St John the Evangelist in Alberta province in Canada’s mid-west overwhelmingly voted to take up an ordinariate when such a structure exists. It is the first parish belonging to the Anglican Communion in Canada to make this move.
After 10 months of meetings and talks about the offer made in the Apostolic Constitution Anglicanorum coetibus, the parish overwhelmingly voted to join an ordinariate once it is established in Canada.
Fr Lee Kenyon, the priest in charge of the parish, explained that the Anglo-Catholic parish of St John the Evangelist was something of an anomaly within the Anglican Church of Canada (ACC). He said the ACC had started ordaining women in the 1970s, but Calgary diocese remained conservative and only ordained the first women in 1989.

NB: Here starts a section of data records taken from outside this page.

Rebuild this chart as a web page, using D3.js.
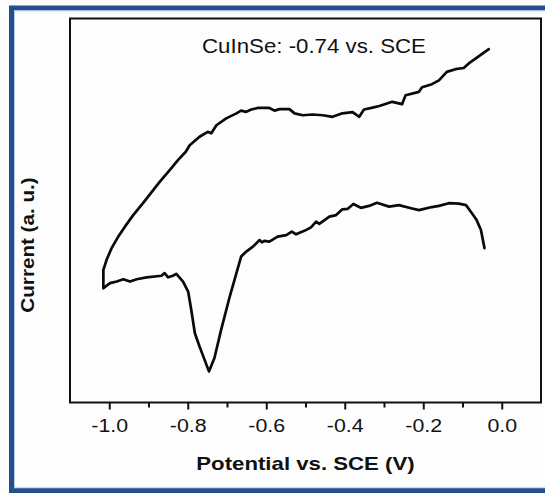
<!DOCTYPE html>
<html>
<head>
<meta charset="utf-8">
<script src="https://cdn.jsdelivr.net/npm/d3@7"></script>
<style>
  html, body { margin: 0; padding: 0; background: #fdfdfd; }
  svg { display: block; }
  text { font-family: "Liberation Sans", Arial, sans-serif; fill: #111; }
</style>
</head>
<body>
<svg id="chart" width="545" height="493"></svg>
<script>
// Cyclic voltammogram: [potential (V vs. SCE), current (a.u.)]
const upperBranch = [
  [-1.015, 29.8], [-1.015, 34.5], [-1.007, 37.1], [-0.994, 40.2], [-0.977, 43.2],
  [-0.960, 45.8], [-0.939, 48.8], [-0.914, 51.9], [-0.888, 55.3], [-0.871, 57.5],
  [-0.846, 60.5], [-0.825, 63.1], [-0.805, 65.3], [-0.795, 67.0], [-0.770, 69.2],
  [-0.749, 70.5], [-0.740, 70.1], [-0.727, 72.2], [-0.702, 74.0], [-0.676, 75.3],
  [-0.664, 76.0], [-0.651, 75.7], [-0.638, 76.3], [-0.622, 76.7], [-0.592, 76.7],
  [-0.579, 76.0], [-0.566, 76.4], [-0.541, 76.4], [-0.528, 75.3], [-0.507, 74.8],
  [-0.482, 75.0], [-0.456, 74.8], [-0.431, 74.4], [-0.406, 75.3], [-0.380, 75.6],
  [-0.363, 74.4], [-0.351, 76.3], [-0.329, 76.8], [-0.312, 77.2], [-0.279, 78.3],
  [-0.254, 77.7], [-0.245, 80.0], [-0.211, 80.9], [-0.203, 82.1], [-0.178, 82.9],
  [-0.160, 83.9], [-0.140, 86.1], [-0.118, 86.8], [-0.097, 87.1], [-0.084, 88.3],
  [-0.058, 90.2], [-0.033, 92.0]
];

const lowerBranch = [
  [-1.015, 29.8], [-0.998, 31.1], [-0.981, 31.5], [-0.964, 32.1], [-0.947, 31.5],
  [-0.930, 32.1], [-0.905, 32.6], [-0.867, 33.0], [-0.859, 33.7], [-0.850, 32.6],
  [-0.838, 33.0], [-0.829, 33.5], [-0.812, 31.5], [-0.799, 28.9], [-0.791, 24.1],
  [-0.782, 18.1], [-0.770, 14.6], [-0.757, 11.1], [-0.746, 8.1], [-0.732, 11.6],
  [-0.715, 18.9], [-0.693, 27.6], [-0.676, 33.7], [-0.664, 38.0], [-0.651, 39.3],
  [-0.634, 40.6], [-0.617, 42.3], [-0.611, 41.7], [-0.605, 42.1], [-0.592, 41.9],
  [-0.571, 43.2], [-0.549, 43.6], [-0.535, 44.5], [-0.524, 43.8], [-0.503, 44.7],
  [-0.486, 45.6], [-0.473, 47.1], [-0.465, 46.5], [-0.439, 48.4], [-0.422, 48.8],
  [-0.406, 50.3], [-0.393, 50.4], [-0.378, 51.7], [-0.359, 50.7], [-0.338, 51.2],
  [-0.318, 52.0], [-0.287, 51.0], [-0.262, 51.4], [-0.231, 50.6], [-0.211, 50.1],
  [-0.178, 50.9], [-0.160, 51.2], [-0.135, 51.9], [-0.109, 51.8], [-0.091, 51.4],
  [-0.076, 49.3], [-0.064, 47.5], [-0.053, 44.9], [-0.044, 40.2]
];

const majorTicks = [-1.0, -0.8, -0.6, -0.4, -0.2, 0.0];
const majorTickLabels = ["-1.0", "-0.8", "-0.6", "-0.4", "-0.2", "0.0"];
const minorTicks = [-0.9, -0.7, -0.5, -0.3, -0.1];

const titleText = "CuInSe: -0.74 vs. SCE";
const xTitle = "Potential vs. SCE (V)";
const yTitle = "Current (a. u.)";

const svg = d3.select("#chart");
const plot = { left: 70, right: 541, top: 18.5, bottom: 402.5 };

const x = d3.scaleLinear().domain([-1.1, 0.1]).range([plot.left, plot.right]);
const y = d3.scaleLinear().domain([0, 100]).range([plot.bottom, plot.top]);

// stretch text horizontally, the source figure's lettering is wide
function widen(sel, k) {
  sel.each(function () {
    const w = this.getComputedTextLength();
    d3.select(this).attr("textLength", w * k).attr("lengthAdjust", "spacingAndGlyphs");
  });
}

// blue outer border
svg.append("rect")
  .attr("x", 11.5).attr("y", 8).attr("width", 545).attr("height", 482.5)
  .attr("fill", "none").attr("stroke", "#234f8b").attr("stroke-width", 5);
svg.append("rect")
  .attr("x", 14.5).attr("y", 10.8).attr("width", 545).attr("height", 477)
  .attr("fill", "none").attr("stroke", "#b9cbe2").attr("stroke-width", 1);

// x axis, major and minor ticks
const axisG = svg.append("g")
  .attr("transform", `translate(0,${plot.bottom})`)
  .call(d3.axisBottom(x).tickValues(majorTicks).tickSize(7).tickSizeOuter(0)
    .tickFormat((d, i) => majorTickLabels[i]));
axisG.select(".domain").remove();
axisG.selectAll(".tick line").attr("stroke", "#111").attr("stroke-width", 2);
axisG.selectAll(".tick text")
  .attr("y", 29.5).attr("dy", null)
  .style("font-size", "17.5px").style("fill", "#111")
  .call(widen, 1.22);

svg.append("g")
  .attr("transform", `translate(0,${plot.bottom})`)
  .call(d3.axisBottom(x).tickValues(minorTicks).tickSize(5).tickSizeOuter(0).tickFormat(""))
  .call(g => g.select(".domain").remove())
  .selectAll(".tick line").attr("stroke", "#111").attr("stroke-width", 2);

// plot frame
svg.append("rect")
  .attr("x", plot.left).attr("y", plot.top)
  .attr("width", plot.right - plot.left).attr("height", plot.bottom - plot.top)
  .attr("fill", "none").attr("stroke", "#111").attr("stroke-width", 2);

// curves
const line = d3.line().x(d => x(d[0])).y(d => y(d[1]));
[upperBranch, lowerBranch].forEach(branch => {
  svg.append("path")
    .datum(branch)
    .attr("d", line)
    .attr("fill", "none")
    .attr("stroke", "#0a0a0a")
    .attr("stroke-width", 2.7)
    .attr("stroke-linejoin", "round")
    .attr("stroke-linecap", "round");
});

// annotation inside the plot
svg.append("text")
  .attr("x", 314).attr("y", 53.3)
  .attr("text-anchor", "middle")
  .style("font-size", "21px")
  .text(titleText)
  .call(widen, 1.06);

// axis titles
svg.append("text")
  .attr("x", (plot.left + plot.right) / 2).attr("y", 470)
  .attr("text-anchor", "middle")
  .style("font-size", "18.5px").style("font-weight", "bold")
  .text(xTitle)
  .call(widen, 1.2);

svg.append("text")
  .attr("transform", "translate(34,245) rotate(-90)")
  .attr("text-anchor", "middle")
  .style("font-size", "17.5px").style("font-weight", "bold")
  .text(yTitle)
  .call(widen, 1.18);
</script>
</body>
</html>
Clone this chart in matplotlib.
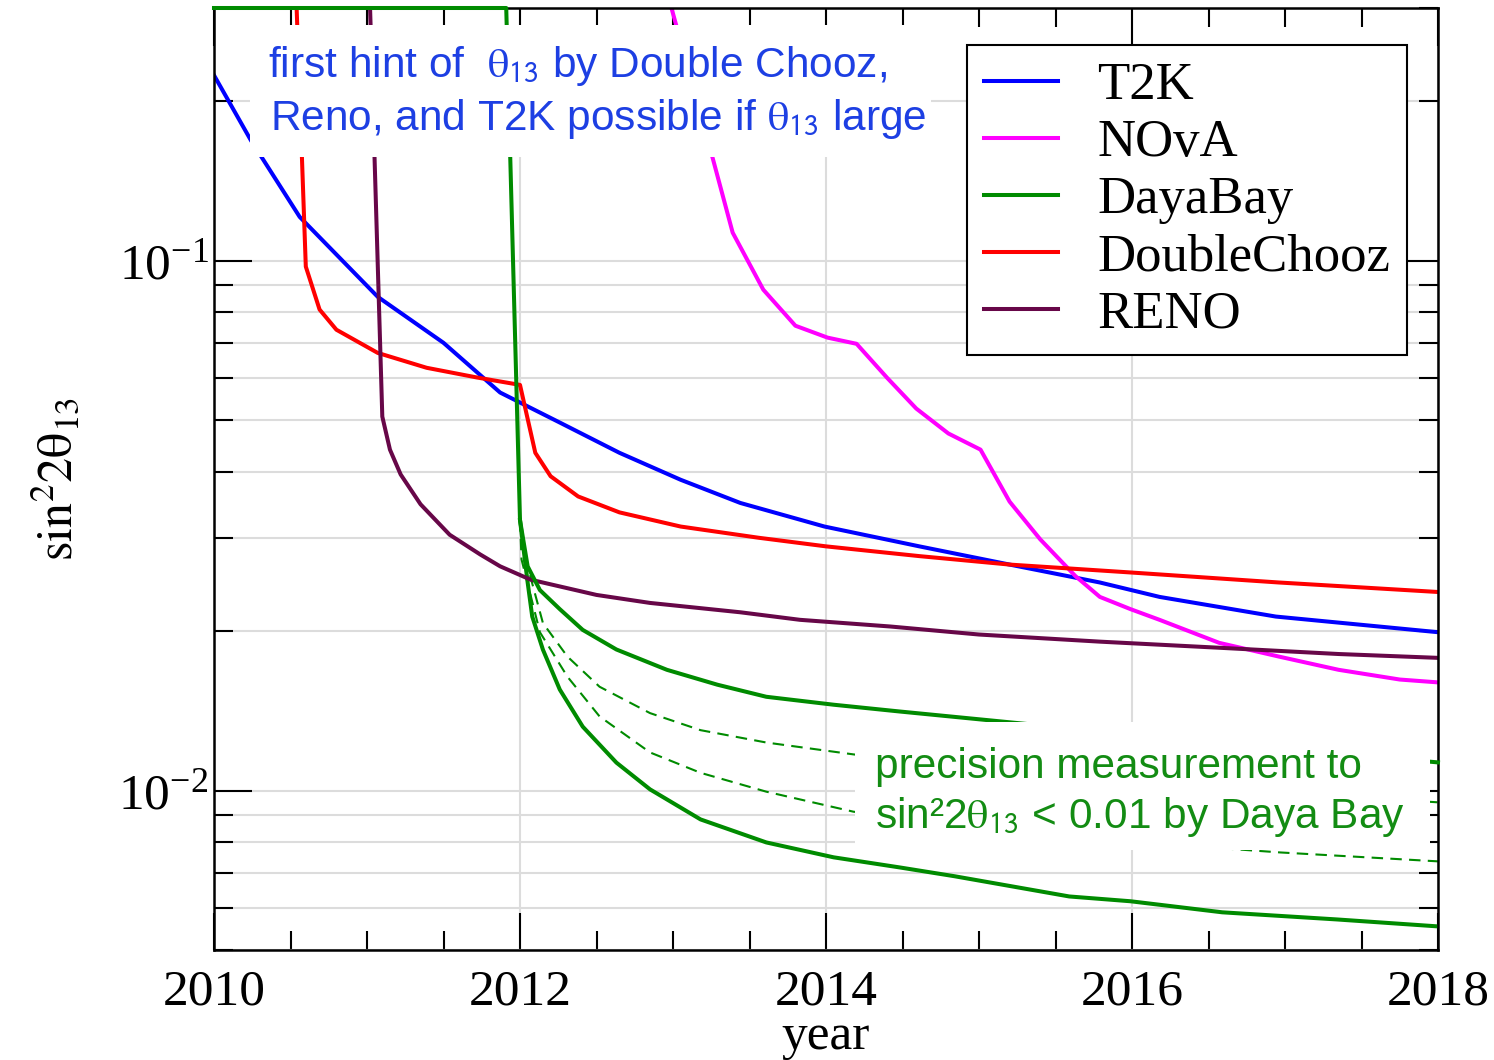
import numpy as np
import matplotlib.pyplot as plt
from matplotlib.patches import Rectangle
from matplotlib.ticker import MultipleLocator, LogLocator, NullFormatter, FormatStrFormatter

plt.rcParams['font.family'] = ['Liberation Serif', 'DejaVu Serif']
plt.rcParams['mathtext.fontset'] = 'stix'

# sensitivity curves (year, sin^2 2theta13)
t2k_year = [2010.0, 2010.24, 2010.56, 2011.07, 2011.5, 2011.87, 2012.26, 2012.65, 2013.05,
            2013.44, 2013.99, 2014.61, 2015.2, 2015.79, 2016.18, 2016.94, 2018.0]
t2k_val = [0.224, 0.169, 0.121, 0.0855, 0.0700, 0.0564, 0.0495, 0.0434, 0.0386,
           0.0349, 0.0315, 0.0289, 0.0267, 0.0247, 0.0232, 0.0213, 0.0199]

nova_year = [2012.99, 2013.26, 2013.39, 2013.59, 2013.80, 2014.01, 2014.20, 2014.40, 2014.59,
             2014.80, 2015.01, 2015.20, 2015.40, 2015.63, 2015.79, 2015.99, 2016.18, 2016.57,
             2016.96, 2017.35, 2017.75, 2018.0]
nova_val = [0.30, 0.156, 0.113, 0.0882, 0.0754, 0.0716, 0.0697, 0.0601, 0.0526,
            0.0472, 0.0440, 0.0351, 0.0298, 0.0254, 0.0232, 0.0220, 0.0210, 0.0190,
            0.0179, 0.0169, 0.0162, 0.0160]

dyb_year = [2010.0, 2011.91, 2012.0, 2012.05, 2012.13, 2012.26, 2012.41, 2012.63, 2012.96,
            2013.29, 2013.61, 2014.05, 2014.48, 2015.34, 2016.0, 2017.0, 2018.0]
dyb_val = [0.30, 0.30, 0.0324, 0.0265, 0.0239, 0.0220, 0.0201, 0.01846, 0.0169,
           0.01584, 0.01503, 0.01452, 0.0141, 0.01333, 0.0128, 0.0120, 0.0113]

dyb_lo_year = [2012.0, 2012.05, 2012.08, 2012.15, 2012.26, 2012.41, 2012.63, 2012.85, 2013.18,
               2013.61, 2014.05, 2014.48, 2014.84, 2015.59, 2015.99, 2016.59, 2017.34, 2018.0]
dyb_lo_val = [0.0324, 0.0247, 0.0213, 0.01844, 0.01551, 0.01320, 0.01129, 0.01005, 0.00882,
              0.00798, 0.00748, 0.00716, 0.00689, 0.00631, 0.00618, 0.00589, 0.00571, 0.00554]

dyb_d1_year = [2012.0, 2012.02, 2012.15, 2012.31, 2012.52, 2012.85, 2013.18, 2013.61, 2014.18,
               2015.0, 2016.0, 2017.0, 2018.0]
dyb_d1_val = [0.0324, 0.0285, 0.0207, 0.0179, 0.0157, 0.0140, 0.0130, 0.01232, 0.0117,
              0.0110, 0.0104, 0.0099, 0.0095]

dyb_d2_year = [2012.0, 2012.01, 2012.13, 2012.31, 2012.52, 2012.85, 2013.18, 2013.61, 2014.18,
               2015.0, 2016.0, 2016.97, 2018.0]
dyb_d2_val = [0.0324, 0.0273, 0.0199, 0.0164, 0.0138, 0.0118, 0.0108, 0.00995, 0.00912,
              0.0086, 0.0080, 0.00764, 0.00735]

dc_year = [2010.54, 2010.6, 2010.69, 2010.80, 2011.07, 2011.39, 2011.72, 2012.0, 2012.1,
           2012.2, 2012.38, 2012.65, 2013.05, 2013.56, 2014.0, 2014.61, 2015.2, 2015.99,
           2016.96, 2018.0]
dc_val = [0.30, 0.0975, 0.0809, 0.0741, 0.067, 0.0628, 0.0602, 0.0583, 0.0434,
          0.0392, 0.0359, 0.0335, 0.0315, 0.0300, 0.0289, 0.0277, 0.0267, 0.0258,
          0.0247, 0.0237]

reno_year = [2011.02, 2011.10, 2011.15, 2011.22, 2011.35, 2011.54, 2011.74, 2011.87, 2012.07,
             2012.5, 2012.85, 2013.44, 2013.83, 2014.42, 2015.0, 2015.79, 2016.57, 2017.35, 2018.0]
reno_val = [0.30, 0.0508, 0.044, 0.0395, 0.0347, 0.0304, 0.0279, 0.0265, 0.025,
            0.0234, 0.0226, 0.0217, 0.0210, 0.0204, 0.0197, 0.0191, 0.0186, 0.0181, 0.0178]

BLUE = '#0000ff'
MAGENTA = '#ff00ff'
GREEN = '#008b00'
RED = '#ff0000'
MAROON = '#670748'

fig = plt.figure(figsize=(14.94, 10.6), dpi=100)
ax = fig.add_axes([214/1494, 110/1060, 1224/1494, 942/1060])

lw = 2.9
ax.plot(t2k_year, t2k_val, color=BLUE, lw=lw, label='T2K')
ax.plot(nova_year, nova_val, color=MAGENTA, lw=lw, label='NOvA')
ax.plot(dyb_year, dyb_val, color=GREEN, lw=lw, label='DayaBay', clip_on=False, zorder=3)
ax.plot(dyb_lo_year, dyb_lo_val, color=GREEN, lw=lw)
ax.plot(dyb_d1_year, dyb_d1_val, color=GREEN, lw=1.5, dashes=(5.5, 3.5))
ax.plot(dyb_d2_year, dyb_d2_val, color=GREEN, lw=1.5, dashes=(5.5, 3.5))
ax.plot(dc_year, dc_val, color=RED, lw=lw, label='DoubleChooz')
ax.plot(reno_year, reno_val, color=MAROON, lw=lw, label='RENO')

ax.set_yscale('log')
ax.set_xlim(2010, 2018)
ax.set_ylim(0.005, 0.3)

ax.xaxis.set_major_locator(MultipleLocator(2))
ax.xaxis.set_minor_locator(MultipleLocator(0.5))
ax.xaxis.set_major_formatter(FormatStrFormatter('%d'))
ax.yaxis.set_major_locator(LogLocator(base=10))
ax.yaxis.set_minor_locator(LogLocator(base=10, subs=np.arange(2, 10)))
ax.yaxis.set_minor_formatter(NullFormatter())

ax.tick_params(which='both', direction='in', top=True, right=True, width=1.5, color='black')
ax.tick_params(which='major', length=27, labelsize=37)
ax.tick_params(which='minor', length=13.5)
ax.tick_params(axis='x', which='major', pad=14)
ax.tick_params(axis='y', which='major', pad=4)

ax.grid(True, axis='x', which='major', color='#dcdcdc', lw=1.5)
ax.grid(True, axis='y', which='both', color='#dcdcdc', lw=1.5)

for sp in ax.spines.values():
    sp.set_linewidth(1.8)

ax.set_xlabel('year', fontsize=37, labelpad=-2)
ax.set_ylabel(r'$\mathrm{sin}^2 2\mathrm{\theta}_{13}$', fontsize=36)
ax.yaxis.set_label_coords(-0.107, 0.5)

# white boxes behind the annotations
ax.add_patch(Rectangle((0.0294, 0.842), 0.556, 0.140, transform=ax.transAxes,
                       facecolor='white', edgecolor='none', zorder=5))
ax.add_patch(Rectangle((0.5237, 0.106), 0.470, 0.136, transform=ax.transAxes,
                       facecolor='white', edgecolor='none', zorder=5))

tcol_b = '#1d3fe3'
tcol_g = '#138c13'
afs = 30.5
th = r'$\mathrm{\theta}_{\mathsf{13}}$'
ax.text(0.0441, 0.9268, 'first hint of  ' + th + ' by Double Chooz,', transform=ax.transAxes,
        color=tcol_b, fontsize=afs, family='Liberation Sans', va='baseline', zorder=6)
ax.text(0.0458, 0.8705, 'Reno, and T2K possible if ' + th + ' large', transform=ax.transAxes,
        color=tcol_b, fontsize=afs, family='Liberation Sans', va='baseline', zorder=6)
ax.text(0.540, 0.1826, 'precision measurement to', transform=ax.transAxes,
        color=tcol_g, fontsize=afs, family='Liberation Sans', va='baseline', zorder=6)
ax.text(0.540, 0.1295, 'sin²2' + th + ' < 0.01 by Daya Bay', transform=ax.transAxes,
        color=tcol_g, fontsize=afs, family='Liberation Sans', va='baseline', zorder=6)

leg = ax.legend(loc='upper left', bbox_to_anchor=(0.615, 0.961), borderaxespad=0,
                fontsize=38, handlelength=1.4, handletextpad=0.74, labelspacing=0.17,
                borderpad=0.33, fancybox=False, framealpha=1, edgecolor='black')
leg.get_frame().set_linewidth(1.5)
leg.set_zorder(7)

fig.savefig('out.png', dpi=100)
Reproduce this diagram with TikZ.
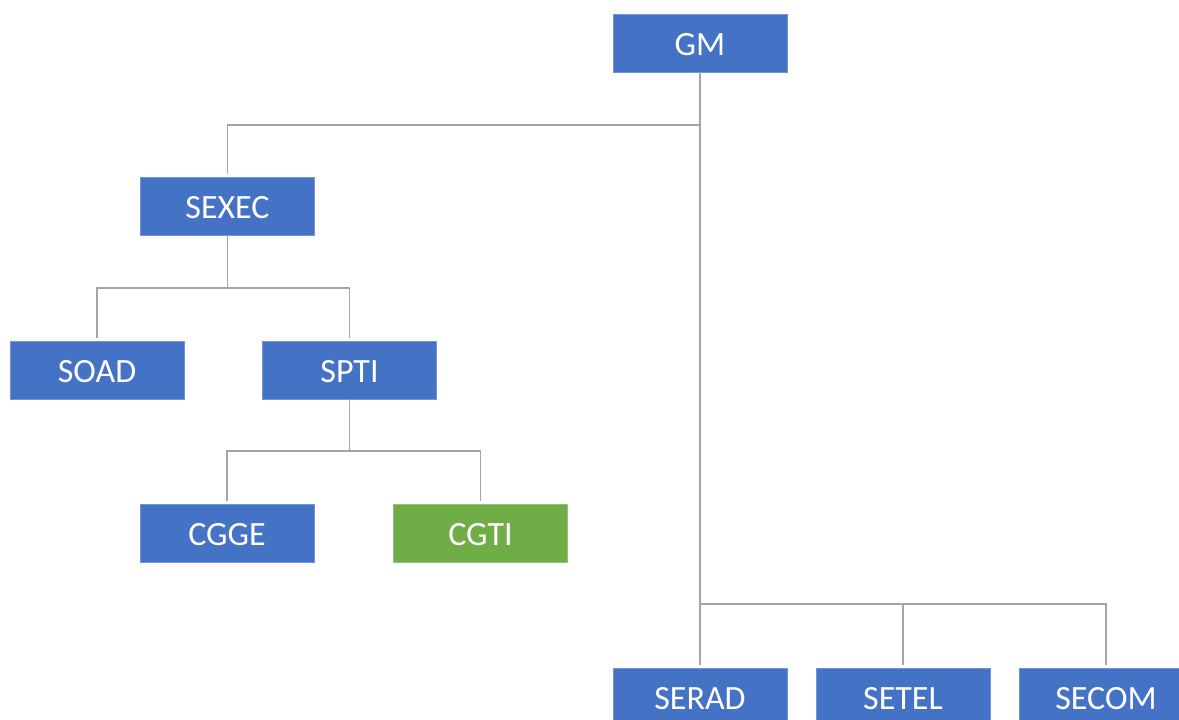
\documentclass[tikz,border=0pt]{standalone}
\usepackage{fontspec}
\setmainfont{Carlito}
\definecolor{boxblue}{HTML}{4472C4}
\definecolor{boxgreen}{HTML}{70AD47}
\definecolor{linegray}{HTML}{A5A5A5}
\begin{document}
\begin{tikzpicture}[x=1pt,y=-1pt,
  orgbox/.style={fill=boxblue, draw=boxblue!75!white, line width=0.6pt,
    minimum width=174pt, minimum height=58pt, inner sep=0pt, text=white,
    font=\fontsize{34}{38}\selectfont, text height=24pt, text depth=-2pt},
  greenbox/.style={orgbox, fill=boxgreen, draw=boxgreen!75!white},
  link/.style={draw=linegray, line width=1.8pt, shorten >=3pt}]
\useasboundingbox (0,0) rectangle (1179,720);
\clip (0,0) rectangle (1179,720);
\node[orgbox] (gm) at (700,43) {GM};
\node[orgbox] (sexec) at (227.5,206) {SEXEC};
\node[orgbox] (soad) at (97,370) {SOAD};
\node[orgbox] (spti) at (349.5,370) {SPTI};
\node[orgbox] (cgge) at (227,533.5) {CGGE};
\node[greenbox] (cgti) at (480.5,533.5) {CGTI};
\node[orgbox] (serad) at (700,697) {SERAD};
\node[orgbox] (setel) at (903,697) {SETEL};
\node[orgbox] (secom) at (1106,697) {SECOM};
\coordinate (jgm) at (700,125);
\coordinate (jbot) at (700,604);
\coordinate (jsexec) at (227.5,288);
\coordinate (jspti) at (349.5,451);
\draw[link] (gm.south) -- (jgm) -| (sexec.north);
\draw[link, shorten >=0pt] (jgm) -- (jbot);
\draw[link] (jbot) -| (serad.north);
\draw[link] (jbot) -| (setel.north);
\draw[link] (jbot) -| (secom.north);
\draw[link] (sexec.south) -- (jsexec) -| (soad.north);
\draw[link] (jsexec) -| (spti.north);
\draw[link] (spti.south) -- (jspti) -| (cgge.north);
\draw[link] (jspti) -| (cgti.north);
\end{tikzpicture}
\end{document}
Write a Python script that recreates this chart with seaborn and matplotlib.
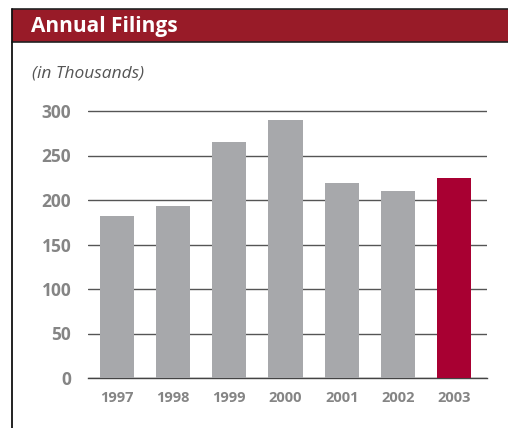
import matplotlib
matplotlib.use("Agg")
from matplotlib import pyplot as plt
from matplotlib.patches import Rectangle
from matplotlib.lines import Line2D
import seaborn as sns
import pandas as pd

years = ["1997", "1998", "1999", "2000", "2001", "2002", "2003"]
filings = [182, 193, 265, 290, 219.5, 210.5, 225]
y_ticks = [0, 50, 100, 150, 200, 250, 300]

GRAY = "#a7a8ab"
RED = "#a80032"
HEADER = "#981b28"
TEXT_GRAY = "#858585"

sns.set_style("white")
plt.rcParams["font.family"] = ["Open Sans", "DejaVu Sans"]

W, H = 508, 428
fig = plt.figure(figsize=(W / 100, H / 100), dpi=100)

# header band and frame
fig.patches.append(Rectangle((12 / W, 1 - 42 / H), 1 - 12 / W, 33 / H,
                             transform=fig.transFigure, facecolor=HEADER,
                             edgecolor="none", zorder=0))
for yy in (9, 42):
    fig.lines.append(Line2D([12 / W, 1], [1 - yy / H, 1 - yy / H],
                            transform=fig.transFigure, color="#222222", lw=1.2))
fig.lines.append(Line2D([12 / W, 12 / W], [0, 1 - 9 / H],
                        transform=fig.transFigure, color="#111111", lw=1.3))

fig.text(31 / W, 1 - 26.5 / H, "Annual Filings", color="white", fontsize=15,
         fontweight="bold", va="center", ha="left")
fig.text(32 / W, 1 - 74 / H, "(in Thousands)", color="#555555", fontsize=12.5,
         style="italic", va="center", ha="left")

# axes
ymax = 303
px_per_unit = 0.89
top_px = 378 - ymax * px_per_unit
ax = fig.add_axes([88 / W, 1 - 378 / H, (487 - 88) / W, (378 - top_px) / H])

df = pd.DataFrame({"year": years, "filings": filings})
palette = [GRAY] * (len(years) - 1) + [RED]
sns.barplot(data=df, x="year", y="filings", hue="year", palette=palette,
            legend=False, width=0.606, saturation=1, linewidth=0,
            ax=ax, zorder=3)

ax.set_ylim(0, ymax)
ax.set_xlim(-0.517, 6.588)
ax.set_yticks(y_ticks)
ax.yaxis.grid(True, color="#555555", lw=1.0, zorder=0)
ax.set_axisbelow(True)
for s in ("top", "right", "left"):
    ax.spines[s].set_visible(False)
ax.spines["bottom"].set_color("#444444")
ax.spines["bottom"].set_linewidth(1.0)
ax.tick_params(axis="both", length=0)
ax.tick_params(axis="y", pad=12, labelsize=12.5, labelcolor=TEXT_GRAY)
ax.tick_params(axis="x", pad=9, labelsize=10.5, labelcolor=TEXT_GRAY)
for lbl in ax.get_xticklabels() + ax.get_yticklabels():
    lbl.set_fontweight("bold")
ax.set_xlabel("")
ax.set_ylabel("")

fig.savefig("out.png", dpi=100)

St John’s continued to exist in “almost splendid isolation” from the tensions that were rocking the Anglican Church of Canada over the ordination of women and acceptance of same-sex blessings, he said.
Fr Kenyon said: “Of course it became clear by last year that the ACC was going in a different direction. One of the things you hear most from parishioners is the question about who left whom. We didn’t leave the ACC, it left us.” With the publication of Anglicanorum coetibus, Fr Kenyon said the parish had an offer to consider. The parishioners and the vestry, the ACC’s version of the Parochial Church Council, were convinced they could no longer continue in the way they were going, he explained.
The parish explored whether to stay in the ACC, join the Anglican Catholic Church of Canada, a group which belongs to the Traditional Anglican Communion, or to go through with its own process to join an ordinariate. They contacted Archbishop Thomas Collin of Toronto who is the Catholic liaison officer for the ordinariate in Canada, and began to study the Catechism of the Catholic Church and took up the Evangelium course.
Fr Kenyon said: “One thread going through this process was that we didn’t leave out of anger and that those tensions may well be the occasion for our departure from the Anglican Church of Canada, but that they should never be the reason for our conversion.” In October the vestry voted to accept Anglicanorum coetibus and in November 90 per cent of the parish voted in favour. The diocese will appoint a priest mentor to the parish. The ACCC voted to take up the ordinariate earlier this year. It has 27 parishes.